Si una cosa me preocupa seriamente del proceso de desescalada que España está poniendo en práctica es el aparente desprecio de nuestras autoridades con respecto al papel de la tecnología en la misma. Nada más lejos de mi intención que convertirme en agorero, pero la evidencia de pandemias anteriores muestra que, en demasiadas ocasiones, la segunda oleada ha sido peor que la primera, y que no aprender de los errores y las malas experiencias es algo que, desgraciadamente, puede matar.
Nuestro país está afrontando la fase de desescalada sin prácticamente ninguna de las herramientas utilizadas con éxito en otros. ¿Esperar a que no haya nuevos casos detectados, como hizo China? No, por favor, que destrozamos la economía. ¿Llevar a cabo baterías de tests exhaustivas y fácilmente accesibles para toda la población? Ni lo hicimos en su momento, con burdo intento de engaño a la OCDE incluido, ni aparentemente lo estamos haciendo ahora. ¿Aplicaciones de trazabilidad de contagios, o en su defecto, un ejército de rastreadores dispuestos a investigar todos los detalles de la vida de cada contagiado? Ni están, ni se les espera, ni parece que el Ministro de Economía o el director del Centro de Coordinación de Alertas y Emergencias Sanitarias pongan demasiada confianza en su importantísimo papel.
Que España ha hecho las cosas mal en esta pandemia es algo completamente indiscutible a la luz de los datos. No solo reaccionamos tarde y mal, algo que podría ser extensivo a muchos otros países y que posibilitó una fase de expansión de la infección demasiado larga y llena de manifestaciones, mítines, espectáculos y aglomeraciones de todo tipo, sino que nos aprovisionamos espantosamente mal en los mercados internacionales.
Con la notable excepción de Inditex y de algunas otras compañías privadas con gran experiencia en cadenas de suministro, nuestro gobierno demostró ser un auténtico amateur en comercio internacional, y terminó enviando a nuestros sanitarios a la batalla sin los adecuados equipos de protección individual.
El resultado es ese liderazgo internacional en muertes por millón de habitantes (con la excepción de Bélgica, que contabiliza sus bajas de manera diferente, y de países minúsculos como San Marino o Andorra) y en número de profesionales sanitarios contagiados.
La evidencia de pandemias anteriores muestra que, en demasiadas ocasiones, la segunda oleada ha sido peor que la primera
A partir de esos malos comienzos, especialmente relevantes porque situaron a nuestra marca país, cuya economía es especialmente dependiente del turismo, en un lugar de evocación prácticamente siniestra en el imaginario internacional, deberíamos plantearnos, como mínimo, aprender de la mala experiencia y tratar de hacer mejor las cosas.
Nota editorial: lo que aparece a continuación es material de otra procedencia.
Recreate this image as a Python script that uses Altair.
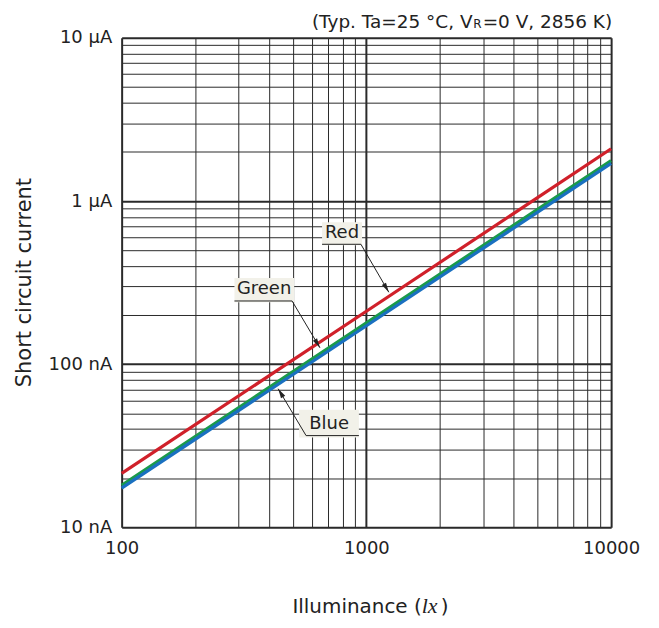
import altair as alt
import pandas as pd

# ---- data ----
lux = [100, 1000, 10000]
red_nA = [21.4, 211, 2090]
green_nA = [18.1, 179, 1770]
blue_nA = [17.4, 172, 1700]
series = ["Red", "Green", "Blue"]
colors = ["#d0202a", "#1a9a4a", "#1a70c0"]
widths = [3.2, 3.2, 4]

x_ticks = [100, 200, 300, 400, 500, 600, 700, 800, 900,
           1000, 2000, 3000, 4000, 5000, 6000, 7000, 8000, 9000, 10000]
y_ticks = [10, 20, 30, 40, 50, 60, 70, 80, 90,
           100, 200, 300, 400, 500, 600, 700, 800, 900,
           1000, 2000, 3000, 4000, 5000, 6000, 7000, 8000, 9000, 10000]

# callout annotations (data units: lux, nA)
lab_text = ["Red", "Green", "Blue"]
lab_x = [795, 382, 704]
lab_y = [634, 288, 43.2]
box_x1 = [659, 289, 531]
box_x2 = [960, 507, 932]
box_y1 = [536, 240, 35.5]
box_y2 = [740, 337, 52.6]
seg_x1 = [659, 950, 289, 497, 567, 567]
seg_y1 = [543, 543, 244, 244, 36.5, 36.5]
seg_x2 = [950, 1235, 497, 646, 932, 436]
seg_y2 = [543, 276, 244, 126, 36.5, 70.7]
tip_x = [1235, 646, 436]
tip_y = [276, 126, 70.7]
tip_angle = [149.7, 149.2, 329.2]

BG = "#f2f1e9"
INK = "#222222"
FONT = "DejaVu Sans"
W, H = 491, 491

rows = []
for name, vals in zip(series, [red_nA, green_nA, blue_nA]):
    for lx, v in zip(lux, vals):
        rows.append({"lux": lx, "I": v, "series": name})
df = pd.DataFrame(rows)

major_x = "indexof([100,1000,10000], datum.value) >= 0"
major_y = "indexof([10,100,1000,10000], datum.value) >= 0"

xscale = alt.Scale(type="log", domain=[100, 10000], nice=False)
yscale = alt.Scale(type="log", domain=[10, 10000], nice=False)

xaxis = alt.Axis(
    values=x_ticks, ticks=False, domain=False, labelOverlap=False, labelFlush=False,
    labelExpr=f"{major_x} ? format(datum.value, 'd') : ''",
    labelFont=FONT, labelFontSize=18, labelColor=INK, labelPadding=12,
    gridColor="#2a2a2a",
    gridWidth={"condition": {"test": major_x, "value": 2}, "value": 1},
    title=None,
)
yaxis = alt.Axis(
    values=y_ticks, ticks=False, domain=False, labelOverlap=False, labelFlush=False,
    labelExpr=("datum.value == 10 ? '10 nA' : datum.value == 100 ? '100 nA' : "
               "datum.value == 1000 ? '1 µA' : datum.value == 10000 ? '10 µA' : ''"),
    labelFont=FONT, labelFontSize=18, labelColor=INK, labelPadding=10,
    gridColor="#2a2a2a",
    gridWidth={"condition": {"test": major_y, "value": 2}, "value": 1},
    title="Short circuit current", titleFont=FONT, titleFontSize=21,
    titleFontWeight="normal", titleColor=INK,
    titleX=-97, titleY=245, titleAngle=270, titleAlign="center", titleBaseline="middle",
)

lines = alt.Chart(df).mark_line().encode(
    x=alt.X("lux:Q", scale=xscale, axis=xaxis),
    y=alt.Y("I:Q", scale=yscale, axis=yaxis),
    color=alt.Color("series:N", scale=alt.Scale(domain=series, range=colors), legend=None),
    strokeWidth=alt.StrokeWidth("series:N", scale=alt.Scale(domain=series, range=widths), legend=None),
)

boxes = alt.Chart(pd.DataFrame({"x1": box_x1, "x2": box_x2, "y1": box_y1, "y2": box_y2})).mark_rect(
    fill=BG
).encode(
    x=alt.X("x1:Q", scale=xscale), x2="x2:Q",
    y=alt.Y("y1:Q", scale=yscale), y2="y2:Q",
)

labels = alt.Chart(pd.DataFrame({"x": lab_x, "y": lab_y, "t": lab_text})).mark_text(
    font=FONT, fontSize=18, color=INK, align="center", baseline="middle"
).encode(
    x=alt.X("x:Q", scale=xscale), y=alt.Y("y:Q", scale=yscale), text="t:N"
)

segs = alt.Chart(pd.DataFrame({"x1": seg_x1, "y1": seg_y1, "x2": seg_x2, "y2": seg_y2})).mark_rule(
    color=INK, strokeWidth=1
).encode(
    x=alt.X("x1:Q", scale=xscale), x2="x2:Q",
    y=alt.Y("y1:Q", scale=yscale), y2="y2:Q",
)

tips = alt.Chart(pd.DataFrame({"x": tip_x, "y": tip_y, "a": tip_angle})).mark_point(
    shape="M0,0L-0.25,1L0.25,1Z", filled=True, fill=INK, size=380, opacity=1
).encode(
    x=alt.X("x:Q", scale=xscale), y=alt.Y("y:Q", scale=yscale),
    angle=alt.Angle("a:Q", scale=None),
)

# header and x title text (placed around the plot area)
hdr = pd.DataFrame({"t": ["x"]})
h1 = alt.Chart(hdr).mark_text(font=FONT, fontSize=18.5, color=INK, align="right", baseline="alphabetic",
                              text="(Typ. Ta=25 °C, V").encode(x=alt.value(352), y=alt.value(-10))
h2 = alt.Chart(hdr).mark_text(font=FONT, fontSize=12, color=INK, align="right", baseline="alphabetic",
                              text="R").encode(x=alt.value(361), y=alt.value(-10))
h3 = alt.Chart(hdr).mark_text(font=FONT, fontSize=18.5, color=INK, align="right", baseline="alphabetic",
                              text="=0 V, 2856 K)").encode(x=alt.value(492), y=alt.value(-10))
t1 = alt.Chart(hdr).mark_text(font=FONT, fontSize=20, color=INK, align="right", baseline="alphabetic",
                              text="Illuminance (").encode(x=alt.value(301), y=alt.value(577))
t2 = alt.Chart(hdr).mark_text(font="Liberation Serif", fontSize=22, fontStyle="italic", color=INK,
                              align="left", baseline="alphabetic",
                              text="lx").encode(x=alt.value(301), y=alt.value(577))
t3 = alt.Chart(hdr).mark_text(font=FONT, fontSize=20, color=INK, align="left", baseline="alphabetic",
                              text=")").encode(x=alt.value(320), y=alt.value(577))

chart = alt.layer(lines, boxes, segs, tips, labels, h1, h2, h3, t1, t2, t3).properties(
    width=W, height=H,
    autosize=alt.AutoSizeParams(type="none"),
    padding={"left": 114, "top": 29, "right": 40, "bottom": 93},
).configure_view(
    fill=BG, stroke="#333333", strokeWidth=3
).configure(background="white")

chart.save("out.html", embed_options={"renderer": "svg", "actions": False})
¿Cómo un país con fama de tener uno de los mejores sistemas sanitarios del mundo ha podido convertirse en el que peores métricas ha tenido en la práctica totalidad de los parámetros? ¿Cómo deberíamos afrontar la fase de desescalada, y más aún, el futuro que viene?
Desgraciadamente, en nuestra fase de desescalada nos seguiremos guiando por indicios y barruntos. Cada vez que una persona presente síntomas, sabremos positivamente que se habrá pasado muchos días anteriores extendiendo la enfermedad, y no sabremos ni a cuántos, ni a quiénes, porque sencillamente despreciamos la importancia de esos datos.
Si tuviese lugar, que esperemos que no, otra fase de crecimiento exponencial como la que ya vivimos, nos limitaremos a volver al confinamiento, a recibir alguna bronca sin sentido del político de turno, y a esperar. Confiar todo a que la capacidad del sistema de salud no se sature es, como Boris Johnson sabe, una jugada harto peligrosa.
En el futuro, deberíamos plantearnos cómo reconstruir nuestro sistema de salud no tanto para incrementar su capacidad - ningún país puede permitirse un sobredimensionamiento irracional del mismo - sino para enfocarlo a la prevención.
La tecnología, hoy, permite obtener muchos parámetros de salud de manera rutinaria de cualquiera que cuente con determinado equipamiento, algo que permitiría, hipotéticamente, que una serie de algoritmos monitorizasen la salud de un gran porcentaje de la población, y que fuese el sistema de salud el que llamase al paciente cuando detecta alguna anomalía, en lugar de ser el paciente al sentir que algo no funciona como debería.
Un sistema así supondría no solo un menor sufrimiento para los pacientes, sino un menor gasto para el sistema, y podría ponerse en marcha con las garantías adecuadas de confidencialidad y buen uso de la información personal, además de posibilitar un auténtico tesoro para la investigación médica del futuro.
¿Podríamos plantearnos, como país, construir un sistema así? ¿Podría al menos servir el durísimo sacrificio de varias decenas de miles de españoles para que nos pusiésemos las pilas y liderásemos iniciativas en ese sentido?